DATASET SECTION
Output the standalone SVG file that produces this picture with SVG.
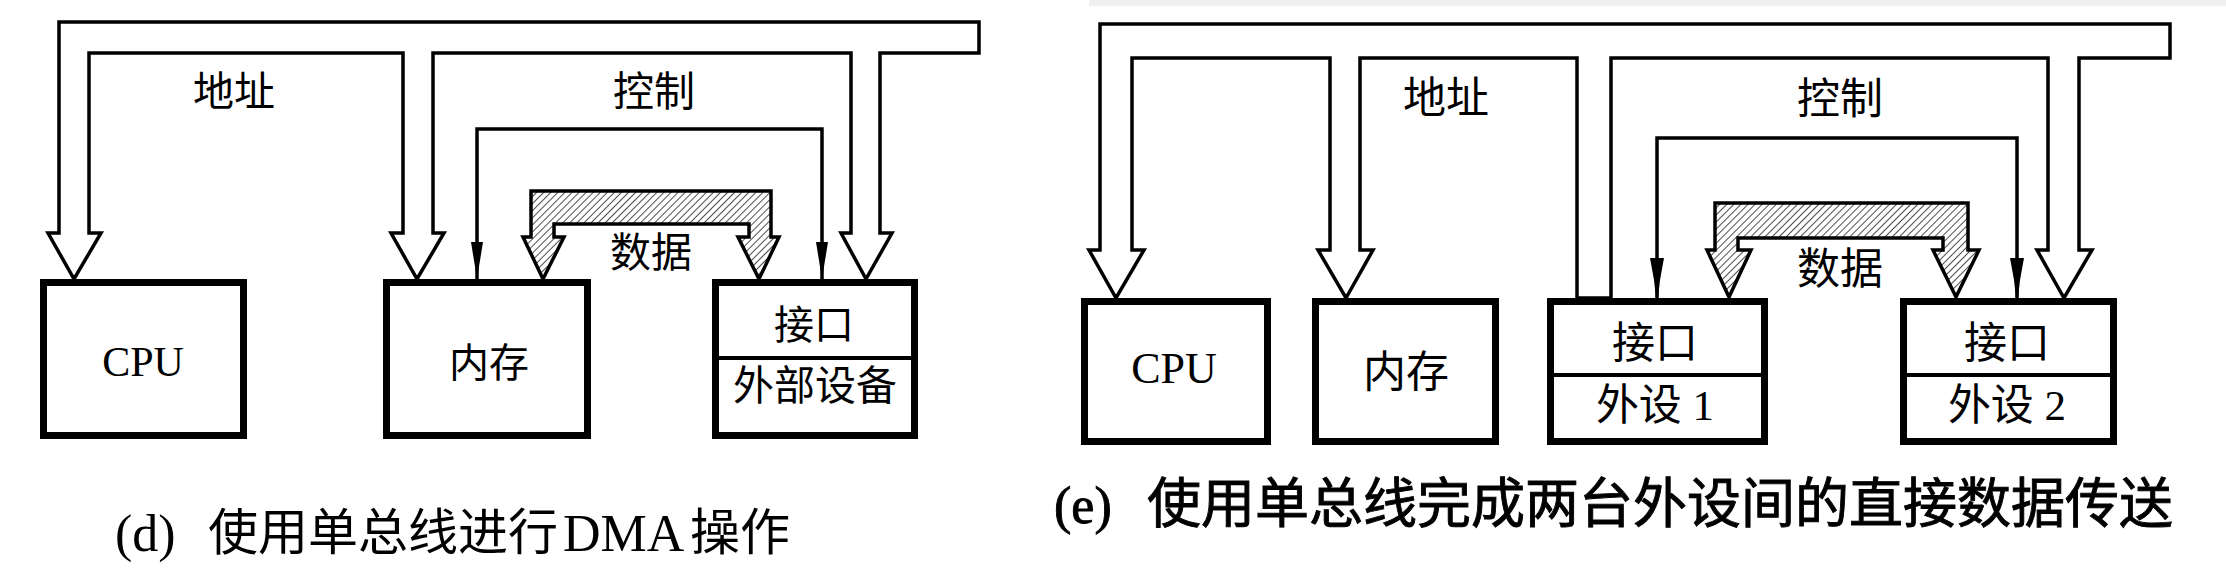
<svg xmlns="http://www.w3.org/2000/svg" width="2226" height="573" viewBox="0 0 2226 573">
<style>
.bus{fill:#fff;stroke:#000;stroke-width:3.5;stroke-linejoin:miter}
.hbus{fill:url(#hatch);stroke:#000;stroke-width:3.5;stroke-linejoin:miter}
.ctl{fill:none;stroke:#000;stroke-width:3.5}
.ah{fill:#000;stroke:none}
.box{fill:#fff;stroke:#000;stroke-width:7}
.div{stroke:#000;stroke-width:4}
.t{font-family:"Liberation Serif","Noto Sans CJK SC",serif;fill:#000;text-anchor:middle;dominant-baseline:central}
.cap{font-family:"Liberation Serif","Noto Sans CJK SC",serif;fill:#000;dominant-baseline:central}
</style>
<defs>
<pattern id="hatch" width="5" height="5" patternUnits="userSpaceOnUse" patternTransform="rotate(45)">
<rect width="5" height="5" fill="#fff"/>
<line x1="0" y1="0" x2="0" y2="5" stroke="#000" stroke-width="1.4"/>
</pattern>
</defs>
<rect x="1089" y="0" width="1137" height="6" fill="#f0f0f0"/>

<g id="connectors">
<path class="bus" d="M59,233 V22 H979 V53 H880 V233 H892 L866,279 L841,233 H851 V53 H433 V233 H444 L417,279 L391,233 H403 V53 H89 V233 H101 L74,279 L48,233 Z"/>
<path class="ctl" d="M477,279 V129 H822 V279"/>
<polygon class="ah" points="471,242 483,242 477,279"/>
<polygon class="ah" points="816,242 828,242 822,279"/>
<path class="hbus" d="M531,237 V191 H771 V237 H779 L759,279 L738,237 H749 V224 H554 V237 H564 L543,279 L523,237 Z"/>

<path class="bus" d="M1100,250 V24 H2170 V58 H2079 V250 H2092 L2064,298 L2037,250 H2048 V58 H1611 V298 H1577 V58 H1360 V250 H1373 L1346,298 L1318,250 H1330 V58 H1132 V250 H1144 L1116,298 L1089,250 Z"/>
<path class="ctl" d="M1657,298 V138 H2017 V298"/>
<polygon class="ah" points="1650,258 1664,258 1660,280 1658,298 1656,298 1654,280"/>
<polygon class="ah" points="2010,258 2024,258 2020,280 2018,298 2016,298 2014,280"/>
<path class="hbus" d="M1715,250 V203 H1968 V250 H1979 L1956,297 L1933,250 H1943 V238 H1738 V250 H1751 L1729,297 L1707,250 Z"/>
</g>

<g id="labels">
<text class="t" x="234" y="92" font-size="41">地址</text>
<text class="t" x="654" y="92" font-size="41">控制</text>
<text class="t" x="651" y="253" font-size="41">数据</text>
<text class="t" x="1446" y="98" font-size="43">地址</text>
<text class="t" x="1840" y="99" font-size="43">控制</text>
<text class="t" x="1840" y="269" font-size="43">数据</text>
</g>

<g id="d-cpu">
<rect class="box" x="43.5" y="282.5" width="200" height="153"/>
<text class="t" x="143" y="362" font-size="42">CPU</text>
</g>
<g id="d-mem">
<rect class="box" x="386.5" y="282.5" width="201" height="153"/>
<text class="t" x="489" y="363" font-size="40">内存</text>
</g>
<g id="d-io">
<rect class="box" x="715.5" y="282.5" width="199" height="153"/>
<line class="div" x1="712" y1="358" x2="918" y2="358"/>
<text class="t" x="814" y="325" font-size="40">接口</text>
<text class="t" x="815" y="386" font-size="41">外部设备</text>
</g>

<g id="e-cpu">
<rect class="box" x="1084.5" y="301.5" width="183" height="140"/>
<text class="t" x="1174" y="368" font-size="44">CPU</text>
</g>
<g id="e-mem">
<rect class="box" x="1315.5" y="301.5" width="180" height="140"/>
<text class="t" x="1406" y="372" font-size="43">内存</text>
</g>
<g id="e-io1">
<rect class="box" x="1550.5" y="301.5" width="214" height="140"/>
<line class="div" x1="1547" y1="375" x2="1768" y2="375"/>
<text class="t" x="1655" y="343" font-size="43">接口</text>
<text class="t" x="1655" y="405" font-size="43">外设 1</text>
</g>
<g id="e-io2">
<rect class="box" x="1903.5" y="301.5" width="210" height="140"/>
<line class="div" x1="1900" y1="375" x2="2117" y2="375"/>
<text class="t" x="2007" y="343" font-size="43">接口</text>
<text class="t" x="2007" y="405" font-size="43">外设 2</text>
</g>

<g id="captions">
<text class="cap" y="533" font-size="52"><tspan x="115">(d)</tspan><tspan x="208" font-size="50">使用单总线进行</tspan><tspan x="563">DMA</tspan><tspan x="690" font-size="50">操作</tspan></text>
<text class="cap" y="505" font-size="52" stroke="#000" stroke-width="0.9"><tspan x="1054">(e)</tspan><tspan x="1147" font-size="54">使用单总线完成两台外设间的直接数据传送</tspan></text>
</g>
</svg>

PROBLEM DESCRIPTION
Omit every picture, then repeat the remaining data exactly as it appears above.

EXERCISE SOLUTION
Output the standalone SVG file that produces this picture with SVG.
<svg xmlns="http://www.w3.org/2000/svg" width="2226" height="573" viewBox="0 0 2226 573">
<style>
.bus{fill:#fff;stroke:#000;stroke-width:3.5;stroke-linejoin:miter}
.hbus{fill:url(#hatch);stroke:#000;stroke-width:3.5;stroke-linejoin:miter}
.ctl{fill:none;stroke:#000;stroke-width:3.5}
.ah{fill:#000;stroke:none}
.box{fill:#fff;stroke:#000;stroke-width:7}
.div{stroke:#000;stroke-width:4}
.t{font-family:"Liberation Serif","Noto Sans CJK SC",serif;fill:#000;text-anchor:middle;dominant-baseline:central}
.cap{font-family:"Liberation Serif","Noto Sans CJK SC",serif;fill:#000;dominant-baseline:central}
</style>
<defs>
<pattern id="hatch" width="5" height="5" patternUnits="userSpaceOnUse" patternTransform="rotate(45)">
<rect width="5" height="5" fill="#fff"/>
<line x1="0" y1="0" x2="0" y2="5" stroke="#000" stroke-width="1.4"/>
</pattern>
</defs>
<rect x="1089" y="0" width="1137" height="6" fill="#f0f0f0"/>

<g id="connectors">
<path class="bus" d="M59,233 V22 H979 V53 H880 V233 H892 L866,279 L841,233 H851 V53 H433 V233 H444 L417,279 L391,233 H403 V53 H89 V233 H101 L74,279 L48,233 Z"/>
<path class="ctl" d="M477,279 V129 H822 V279"/>
<polygon class="ah" points="471,242 483,242 477,279"/>
<polygon class="ah" points="816,242 828,242 822,279"/>
<path class="hbus" d="M531,237 V191 H771 V237 H779 L759,279 L738,237 H749 V224 H554 V237 H564 L543,279 L523,237 Z"/>

<path class="bus" d="M1100,250 V24 H2170 V58 H2079 V250 H2092 L2064,298 L2037,250 H2048 V58 H1611 V298 H1577 V58 H1360 V250 H1373 L1346,298 L1318,250 H1330 V58 H1132 V250 H1144 L1116,298 L1089,250 Z"/>
<path class="ctl" d="M1657,298 V138 H2017 V298"/>
<polygon class="ah" points="1650,258 1664,258 1660,280 1658,298 1656,298 1654,280"/>
<polygon class="ah" points="2010,258 2024,258 2020,280 2018,298 2016,298 2014,280"/>
<path class="hbus" d="M1715,250 V203 H1968 V250 H1979 L1956,297 L1933,250 H1943 V238 H1738 V250 H1751 L1729,297 L1707,250 Z"/>
</g>

<g id="labels">
<text class="t" x="234" y="92" font-size="41">地址</text>
<text class="t" x="654" y="92" font-size="41">控制</text>
<text class="t" x="651" y="253" font-size="41">数据</text>
<text class="t" x="1446" y="98" font-size="43">地址</text>
<text class="t" x="1840" y="99" font-size="43">控制</text>
<text class="t" x="1840" y="269" font-size="43">数据</text>
</g>

<g id="d-cpu">
<rect class="box" x="43.5" y="282.5" width="200" height="153"/>
<text class="t" x="143" y="362" font-size="42">CPU</text>
</g>
<g id="d-mem">
<rect class="box" x="386.5" y="282.5" width="201" height="153"/>
<text class="t" x="489" y="363" font-size="40">内存</text>
</g>
<g id="d-io">
<rect class="box" x="715.5" y="282.5" width="199" height="153"/>
<line class="div" x1="712" y1="358" x2="918" y2="358"/>
<text class="t" x="814" y="325" font-size="40">接口</text>
<text class="t" x="815" y="386" font-size="41">外部设备</text>
</g>

<g id="e-cpu">
<rect class="box" x="1084.5" y="301.5" width="183" height="140"/>
<text class="t" x="1174" y="368" font-size="44">CPU</text>
</g>
<g id="e-mem">
<rect class="box" x="1315.5" y="301.5" width="180" height="140"/>
<text class="t" x="1406" y="372" font-size="43">内存</text>
</g>
<g id="e-io1">
<rect class="box" x="1550.5" y="301.5" width="214" height="140"/>
<line class="div" x1="1547" y1="375" x2="1768" y2="375"/>
<text class="t" x="1655" y="343" font-size="43">接口</text>
<text class="t" x="1655" y="405" font-size="43">外设 1</text>
</g>
<g id="e-io2">
<rect class="box" x="1903.5" y="301.5" width="210" height="140"/>
<line class="div" x1="1900" y1="375" x2="2117" y2="375"/>
<text class="t" x="2007" y="343" font-size="43">接口</text>
<text class="t" x="2007" y="405" font-size="43">外设 2</text>
</g>

<g id="captions">
<text class="cap" y="533" font-size="52"><tspan x="115">(d)</tspan><tspan x="208" font-size="50">使用单总线进行</tspan><tspan x="563">DMA</tspan><tspan x="690" font-size="50">操作</tspan></text>
<text class="cap" y="505" font-size="52" stroke="#000" stroke-width="0.9"><tspan x="1054">(e)</tspan><tspan x="1147" font-size="54">使用单总线完成两台外设间的直接数据传送</tspan></text>
</g>
</svg>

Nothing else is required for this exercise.